▸ **DATA TO PROCESS**
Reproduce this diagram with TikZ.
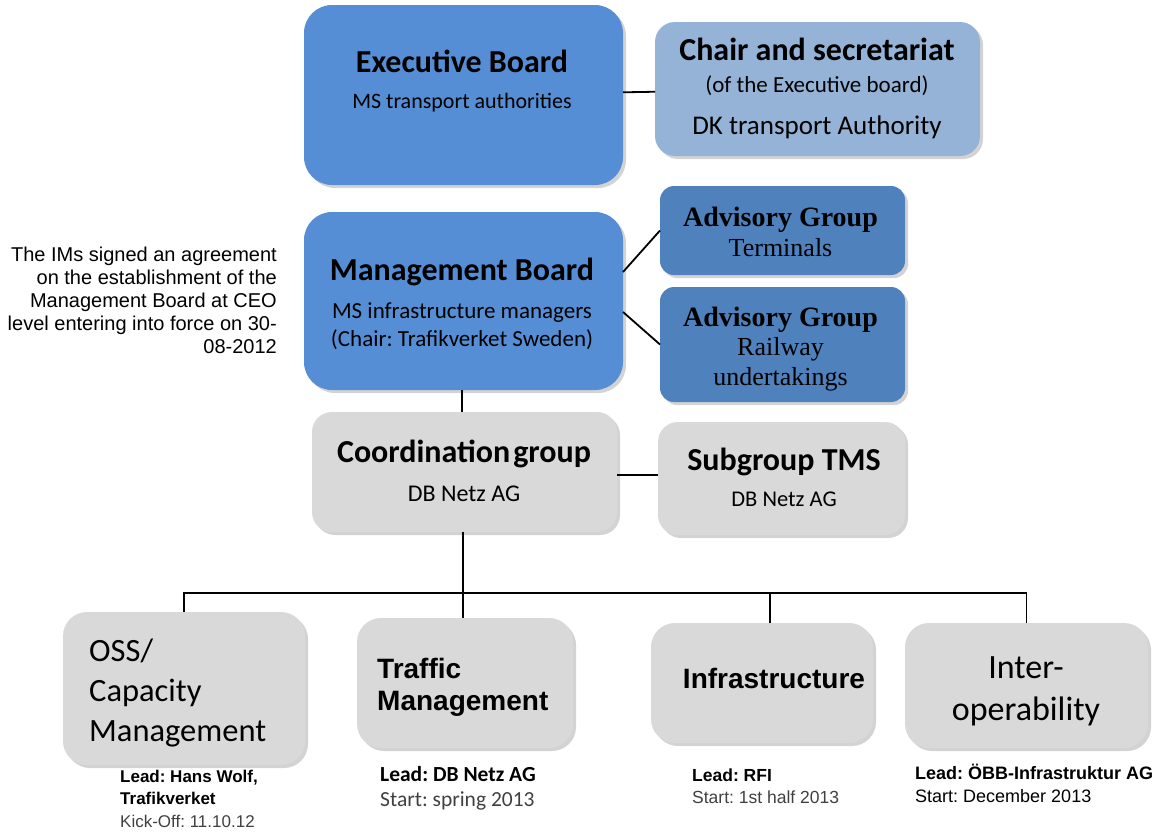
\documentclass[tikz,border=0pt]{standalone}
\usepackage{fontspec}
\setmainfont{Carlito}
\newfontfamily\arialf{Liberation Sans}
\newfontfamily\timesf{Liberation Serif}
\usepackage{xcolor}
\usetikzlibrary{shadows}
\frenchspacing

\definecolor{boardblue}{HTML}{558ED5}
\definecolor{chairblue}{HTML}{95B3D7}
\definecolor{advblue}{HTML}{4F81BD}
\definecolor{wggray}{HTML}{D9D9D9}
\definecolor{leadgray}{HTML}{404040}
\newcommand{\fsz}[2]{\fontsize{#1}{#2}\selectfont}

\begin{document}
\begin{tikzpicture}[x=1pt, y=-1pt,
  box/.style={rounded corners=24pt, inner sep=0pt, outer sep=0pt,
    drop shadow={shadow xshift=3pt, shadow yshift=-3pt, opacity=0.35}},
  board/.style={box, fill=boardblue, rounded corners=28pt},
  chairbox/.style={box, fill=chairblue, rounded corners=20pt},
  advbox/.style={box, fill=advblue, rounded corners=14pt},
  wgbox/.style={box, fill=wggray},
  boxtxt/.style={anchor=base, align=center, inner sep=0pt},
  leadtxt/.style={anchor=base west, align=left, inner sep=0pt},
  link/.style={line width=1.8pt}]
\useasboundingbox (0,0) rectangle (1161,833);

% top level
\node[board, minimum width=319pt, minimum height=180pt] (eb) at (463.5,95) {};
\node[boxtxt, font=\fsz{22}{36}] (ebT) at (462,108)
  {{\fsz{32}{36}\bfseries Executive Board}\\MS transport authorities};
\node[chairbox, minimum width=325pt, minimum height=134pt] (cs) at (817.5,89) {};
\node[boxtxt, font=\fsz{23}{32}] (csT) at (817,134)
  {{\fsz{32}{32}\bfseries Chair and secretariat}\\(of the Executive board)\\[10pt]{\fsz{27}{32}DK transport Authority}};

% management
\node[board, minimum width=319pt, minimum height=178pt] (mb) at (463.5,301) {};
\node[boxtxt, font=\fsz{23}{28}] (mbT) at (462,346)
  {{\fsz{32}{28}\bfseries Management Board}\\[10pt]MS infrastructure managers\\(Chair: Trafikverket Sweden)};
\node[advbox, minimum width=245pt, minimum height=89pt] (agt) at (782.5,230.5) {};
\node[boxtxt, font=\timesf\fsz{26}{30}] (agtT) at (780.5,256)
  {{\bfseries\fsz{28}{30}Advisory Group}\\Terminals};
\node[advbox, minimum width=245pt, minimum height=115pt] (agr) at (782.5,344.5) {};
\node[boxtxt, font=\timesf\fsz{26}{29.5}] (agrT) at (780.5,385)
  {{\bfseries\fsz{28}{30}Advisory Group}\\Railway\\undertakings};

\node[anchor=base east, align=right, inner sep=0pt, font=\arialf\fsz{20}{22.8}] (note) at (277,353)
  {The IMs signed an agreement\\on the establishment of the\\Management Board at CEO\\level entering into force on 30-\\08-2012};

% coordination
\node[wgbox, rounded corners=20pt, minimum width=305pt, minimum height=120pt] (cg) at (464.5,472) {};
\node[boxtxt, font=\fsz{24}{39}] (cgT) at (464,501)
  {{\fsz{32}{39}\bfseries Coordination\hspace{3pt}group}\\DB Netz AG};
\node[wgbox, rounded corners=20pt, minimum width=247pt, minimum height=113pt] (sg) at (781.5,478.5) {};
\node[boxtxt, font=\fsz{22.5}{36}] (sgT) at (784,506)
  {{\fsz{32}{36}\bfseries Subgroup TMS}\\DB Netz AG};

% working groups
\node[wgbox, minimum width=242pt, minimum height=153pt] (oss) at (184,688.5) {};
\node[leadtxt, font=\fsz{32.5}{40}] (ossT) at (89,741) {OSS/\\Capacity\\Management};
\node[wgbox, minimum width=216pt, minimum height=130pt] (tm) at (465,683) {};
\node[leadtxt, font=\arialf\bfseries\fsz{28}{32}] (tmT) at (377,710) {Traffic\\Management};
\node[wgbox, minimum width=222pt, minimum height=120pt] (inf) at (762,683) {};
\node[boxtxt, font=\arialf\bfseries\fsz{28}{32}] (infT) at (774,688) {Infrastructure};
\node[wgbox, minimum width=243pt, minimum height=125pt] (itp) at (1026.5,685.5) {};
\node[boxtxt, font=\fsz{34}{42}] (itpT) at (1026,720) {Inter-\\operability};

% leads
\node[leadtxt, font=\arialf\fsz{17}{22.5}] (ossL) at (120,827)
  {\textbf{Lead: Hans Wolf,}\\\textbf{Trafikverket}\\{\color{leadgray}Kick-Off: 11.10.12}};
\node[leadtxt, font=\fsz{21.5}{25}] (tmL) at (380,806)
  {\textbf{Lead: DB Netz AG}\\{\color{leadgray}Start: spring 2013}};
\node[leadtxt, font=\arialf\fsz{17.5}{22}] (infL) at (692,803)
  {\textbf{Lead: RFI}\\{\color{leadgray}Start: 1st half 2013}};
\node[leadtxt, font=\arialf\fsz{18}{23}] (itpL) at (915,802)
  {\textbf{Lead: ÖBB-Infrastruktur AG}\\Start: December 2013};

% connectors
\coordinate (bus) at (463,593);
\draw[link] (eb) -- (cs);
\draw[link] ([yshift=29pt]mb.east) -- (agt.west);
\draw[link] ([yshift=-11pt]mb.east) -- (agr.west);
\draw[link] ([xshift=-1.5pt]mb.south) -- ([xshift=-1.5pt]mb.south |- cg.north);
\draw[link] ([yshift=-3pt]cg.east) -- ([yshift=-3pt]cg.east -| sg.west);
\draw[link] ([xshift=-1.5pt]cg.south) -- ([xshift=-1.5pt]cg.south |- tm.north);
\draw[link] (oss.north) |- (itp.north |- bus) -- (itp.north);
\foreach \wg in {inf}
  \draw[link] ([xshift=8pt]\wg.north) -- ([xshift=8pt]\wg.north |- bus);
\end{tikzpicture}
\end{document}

==

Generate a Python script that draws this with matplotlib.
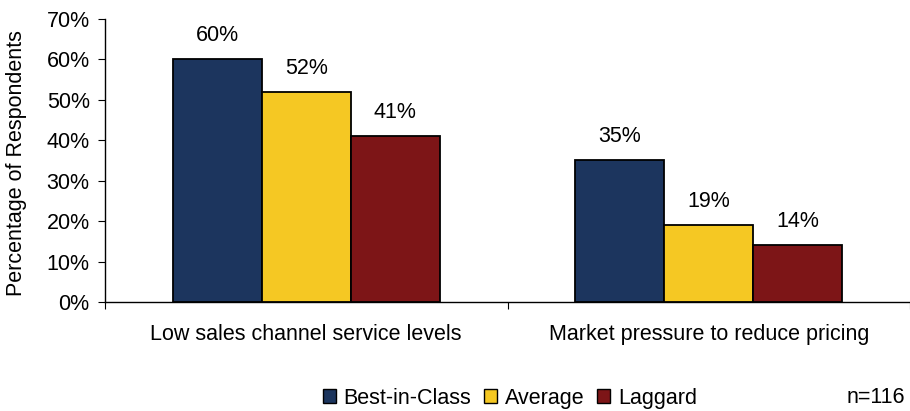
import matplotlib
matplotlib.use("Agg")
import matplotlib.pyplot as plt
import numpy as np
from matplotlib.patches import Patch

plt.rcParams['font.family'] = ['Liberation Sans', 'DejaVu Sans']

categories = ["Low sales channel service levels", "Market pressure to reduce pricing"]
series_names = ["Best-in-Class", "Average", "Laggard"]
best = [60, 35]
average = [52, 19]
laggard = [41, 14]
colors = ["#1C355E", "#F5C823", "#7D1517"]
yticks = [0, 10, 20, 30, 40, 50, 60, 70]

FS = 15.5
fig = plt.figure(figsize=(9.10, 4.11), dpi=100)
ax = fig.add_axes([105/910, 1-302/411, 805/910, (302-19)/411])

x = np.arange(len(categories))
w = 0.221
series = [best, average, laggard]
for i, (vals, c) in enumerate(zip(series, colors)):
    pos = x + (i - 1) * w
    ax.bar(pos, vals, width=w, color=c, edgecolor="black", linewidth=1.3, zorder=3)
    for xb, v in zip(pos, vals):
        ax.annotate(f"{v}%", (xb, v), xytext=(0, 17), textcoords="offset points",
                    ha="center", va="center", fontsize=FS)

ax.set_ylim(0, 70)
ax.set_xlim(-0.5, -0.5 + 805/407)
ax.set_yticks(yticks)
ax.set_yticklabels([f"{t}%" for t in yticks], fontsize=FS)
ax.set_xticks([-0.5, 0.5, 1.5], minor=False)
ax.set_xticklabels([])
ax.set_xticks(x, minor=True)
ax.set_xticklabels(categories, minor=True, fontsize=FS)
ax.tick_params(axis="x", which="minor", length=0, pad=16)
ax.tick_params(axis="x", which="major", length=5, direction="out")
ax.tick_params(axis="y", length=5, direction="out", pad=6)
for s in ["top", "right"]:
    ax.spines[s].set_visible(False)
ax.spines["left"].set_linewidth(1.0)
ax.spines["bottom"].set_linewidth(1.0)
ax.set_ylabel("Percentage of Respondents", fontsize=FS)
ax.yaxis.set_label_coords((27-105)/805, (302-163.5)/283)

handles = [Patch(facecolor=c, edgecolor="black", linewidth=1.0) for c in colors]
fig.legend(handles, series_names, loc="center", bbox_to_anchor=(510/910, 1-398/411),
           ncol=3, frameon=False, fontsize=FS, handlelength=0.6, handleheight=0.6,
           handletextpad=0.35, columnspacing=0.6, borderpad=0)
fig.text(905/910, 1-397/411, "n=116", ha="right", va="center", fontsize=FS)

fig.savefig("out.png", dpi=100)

==

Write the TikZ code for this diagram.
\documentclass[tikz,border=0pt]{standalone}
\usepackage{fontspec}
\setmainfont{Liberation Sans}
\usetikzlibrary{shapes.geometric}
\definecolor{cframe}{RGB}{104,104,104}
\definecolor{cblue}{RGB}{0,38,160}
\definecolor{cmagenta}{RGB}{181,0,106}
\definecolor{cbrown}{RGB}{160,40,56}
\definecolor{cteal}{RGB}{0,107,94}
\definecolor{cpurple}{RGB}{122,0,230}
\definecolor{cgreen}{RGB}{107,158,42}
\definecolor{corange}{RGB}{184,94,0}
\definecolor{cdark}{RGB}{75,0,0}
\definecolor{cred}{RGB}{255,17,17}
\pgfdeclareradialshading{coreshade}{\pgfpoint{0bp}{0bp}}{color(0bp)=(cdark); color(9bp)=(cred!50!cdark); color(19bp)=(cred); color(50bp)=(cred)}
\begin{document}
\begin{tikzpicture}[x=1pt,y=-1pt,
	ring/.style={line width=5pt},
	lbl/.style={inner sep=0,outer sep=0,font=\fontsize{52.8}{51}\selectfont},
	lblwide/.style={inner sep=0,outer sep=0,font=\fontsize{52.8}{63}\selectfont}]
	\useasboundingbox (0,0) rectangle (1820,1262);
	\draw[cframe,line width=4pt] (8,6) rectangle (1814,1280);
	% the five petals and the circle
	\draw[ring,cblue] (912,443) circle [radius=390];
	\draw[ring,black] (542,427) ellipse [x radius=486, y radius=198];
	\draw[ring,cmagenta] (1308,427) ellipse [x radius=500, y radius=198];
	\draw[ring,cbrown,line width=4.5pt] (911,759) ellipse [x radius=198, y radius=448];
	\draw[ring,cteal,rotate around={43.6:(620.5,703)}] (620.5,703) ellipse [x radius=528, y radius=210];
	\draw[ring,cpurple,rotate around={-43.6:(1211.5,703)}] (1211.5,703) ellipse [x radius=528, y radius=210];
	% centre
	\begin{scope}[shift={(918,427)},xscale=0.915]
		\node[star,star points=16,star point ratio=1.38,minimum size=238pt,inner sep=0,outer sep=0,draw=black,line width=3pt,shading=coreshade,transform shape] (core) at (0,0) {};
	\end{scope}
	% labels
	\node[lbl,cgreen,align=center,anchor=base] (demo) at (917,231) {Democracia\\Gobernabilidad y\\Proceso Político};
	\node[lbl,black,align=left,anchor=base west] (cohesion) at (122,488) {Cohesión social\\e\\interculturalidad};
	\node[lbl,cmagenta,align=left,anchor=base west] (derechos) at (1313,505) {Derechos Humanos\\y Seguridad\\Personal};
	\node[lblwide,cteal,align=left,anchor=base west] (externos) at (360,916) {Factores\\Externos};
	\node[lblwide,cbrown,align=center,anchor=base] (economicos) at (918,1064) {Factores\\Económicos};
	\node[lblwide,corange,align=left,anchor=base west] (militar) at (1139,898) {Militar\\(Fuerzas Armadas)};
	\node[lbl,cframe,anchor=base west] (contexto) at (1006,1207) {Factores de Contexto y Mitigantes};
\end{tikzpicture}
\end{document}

▸ **REQUIRED WORK**
Reproduce every line from the entries that holds the word "this".

▸ **ANSWER FOR THE TASK**
Reproduce this diagram with TikZ.
Generate a Python script that draws this with matplotlib.
Write the TikZ code for this diagram.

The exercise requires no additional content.